Commercial journal publishers: 

Some journals publish articles at regular intervals of time. E.g., the journal Research disclosure is a monthly. You can submit an invention disclosure and in any language to this journal. 

IP.com is yet another platform, but it requires publishers to pay a fee. It publishes disclosures online as well as in print. Technical Disclosure Commons is yet another collection of technical disclosures. 

Peer-reviewed literature:

Scholars in the field of invention review articles for quality and scientific assessment. These articles thus take longer and depend on review by experts. Oral or poster presentations in conferences are other ways of publishing. But, it may be challenging to establish the publication date for unknown conferences.

Fig.2 An example of a research article published by third-party publisher "Elsevier" in a journal "Case Studies in Engineering Failure Analysis."

National publications:

Many countries have regional journals in which you can publish research. The US had a provision of publishing disclosures as Statutory Invention Registration (SIR). SIRs were technical disclosures of patent applications.
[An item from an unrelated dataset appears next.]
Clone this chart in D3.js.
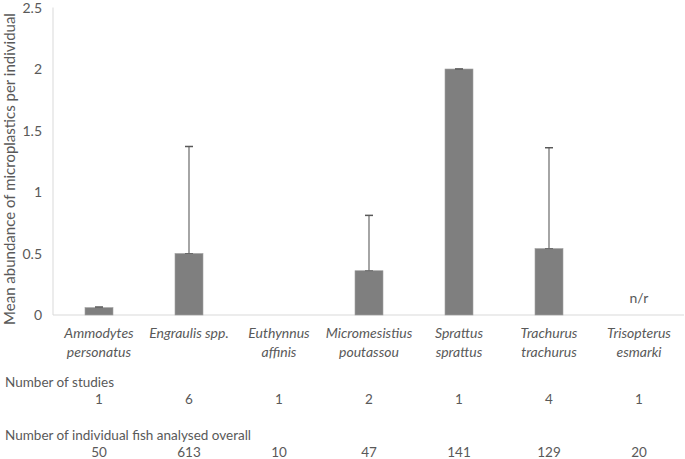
<!DOCTYPE html>
<html>
<head>
<meta charset="utf-8">
<script src="https://cdn.jsdelivr.net/npm/d3@7"></script>
<style>
body{margin:0;background:#fff;}
text{font-family:Lato,"Open Sans",sans-serif;fill:#595959;}
</style>
</head>
<body>
<script>
var w=685,h=459;
var species=[["Ammodytes","personatus"],["Engraulis spp."],["Euthynnus","affinis"],["Micromesistius","poutassou"],["Sprattus","sprattus"],["Trachurus","trachurus"],["Trisopterus","esmarki"]];
var means=[0.06,0.5,null,0.36,2.0,0.54,null];
var errTop=[0.065,1.37,null,0.81,2.0,1.36,null];
var reported=[true,true,true,true,true,true,false];
var studies=[1,6,1,2,1,4,1];
var fish=[50,613,10,47,141,129,20];
var yTicks=[0,0.5,1,1.5,2,2.5];

var svg=d3.select('body').append('svg').attr('width',w).attr('height',h);

var x=d3.scaleBand().domain(d3.range(species.length)).range([54,684]).padding(0);
var y=d3.scaleLinear().domain([0,2.5]).range([315,7.5]);
var barW=28;
var fs='13.5px';

// axes lines
svg.append('line').attr('x1',53).attr('x2',53).attr('y1',y(2.5)).attr('y2',y(0))
  .attr('stroke','#d9d9d9').attr('stroke-width',1);
svg.append('line').attr('x1',53).attr('x2',684).attr('y1',y(0)).attr('y2',y(0))
  .attr('stroke','#d9d9d9').attr('stroke-width',1);

svg.selectAll('text.ytick').data(yTicks).enter().append('text').attr('class','ytick')
  .attr('x',42).attr('y',function(d){return y(d)+5;})
  .attr('text-anchor','end').style('font-size','14px')
  .text(function(d){return d;});

svg.append('text').attr('transform','translate(15,'+169+') rotate(-90)')
  .attr('text-anchor','middle').style('font-size','15px')
  .text('Mean abundance of microplastics per individual');

// bars
var idx=d3.range(species.length);
svg.selectAll('rect.bar').data(idx.filter(function(i){return means[i]!=null;})).enter().append('rect')
  .attr('class','bar')
  .attr('x',function(i){return x(i)+x.bandwidth()/2-barW/2;})
  .attr('y',function(i){return y(means[i]);})
  .attr('width',barW)
  .attr('height',function(i){return y(0)-y(means[i]);})
  .attr('fill','#7f7f7f').attr('stroke','#a0a0a0').attr('stroke-width',0.6);

// error bars
var eb=idx.filter(function(i){return errTop[i]!=null;});
svg.selectAll('line.err').data(eb).enter().append('line').attr('class','err')
  .attr('x1',function(i){return x(i)+x.bandwidth()/2;})
  .attr('x2',function(i){return x(i)+x.bandwidth()/2;})
  .attr('y1',function(i){return y(means[i]);})
  .attr('y2',function(i){return y(errTop[i]);})
  .attr('stroke','#6a6a6a').attr('stroke-width',1.2);
svg.selectAll('line.cap').data(eb).enter().append('line').attr('class','cap')
  .attr('x1',function(i){return x(i)+x.bandwidth()/2-4;})
  .attr('x2',function(i){return x(i)+x.bandwidth()/2+4;})
  .attr('y1',function(i){return y(errTop[i]);})
  .attr('y2',function(i){return y(errTop[i]);})
  .attr('stroke','#595959').attr('stroke-width',1.5);
svg.selectAll('line.capb').data(eb).enter().append('line').attr('class','capb')
  .attr('x1',function(i){return x(i)+x.bandwidth()/2-4;})
  .attr('x2',function(i){return x(i)+x.bandwidth()/2+4;})
  .attr('y1',function(i){return y(means[i]);})
  .attr('y2',function(i){return y(means[i]);})
  .attr('stroke','#6a6a6a').attr('stroke-width',1);

// n/r
svg.selectAll('text.nr').data(idx.filter(function(i){return !reported[i];})).enter().append('text')
  .attr('class','nr')
  .attr('x',function(i){return x(i)+x.bandwidth()/2;})
  .attr('y',y(0)-12)
  .attr('text-anchor','middle').style('font-size','14px').text('n/r');

// category labels
var cat=svg.selectAll('text.cat').data(idx).enter().append('text').attr('class','cat')
  .attr('text-anchor','middle').style('font-size','14px').style('font-style','italic');
cat.selectAll('tspan').data(function(i){return species[i].map(function(s){return {s:s,i:i};});})
  .enter().append('tspan')
  .attr('x',function(d){return x(d.i)+x.bandwidth()/2;})
  .attr('y',function(d,k){return 338+k*19;})
  .text(function(d){return d.s;});

// table rows
svg.append('text').attr('x',5).attr('y',387).style('font-size',fs).text('Number of studies');
svg.selectAll('text.st').data(studies).enter().append('text')
  .attr('x',function(d,i){return x(i)+x.bandwidth()/2;}).attr('y',404)
  .attr('text-anchor','middle').style('font-size',fs).text(function(d){return d;});
svg.append('text').attr('x',5).attr('y',440).style('font-size',fs).text('Number of individual fish analysed overall');
svg.selectAll('text.fi').data(fish).enter().append('text')
  .attr('x',function(d,i){return x(i)+x.bandwidth()/2;}).attr('y',457)
  .attr('text-anchor','middle').style('font-size',fs).text(function(d){return d;});
</script>
</body>
</html>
Then, the applicant abandoned the rest of the patenting procedure in exchange for SIR. SIRs restricted others from obtaining patents on the published idea. But, the USPTO repealed SIR on the introduction of the America Invents Act.

Conclusion

Defensive publications are an effective strategy to gain an advantage over the competition. By disclosing the entire invention you can prevent competitors from patenting it. The date of publication is a vital aspect in defensive publication. Publish the invention if you cannot gain an advantage by patenting it.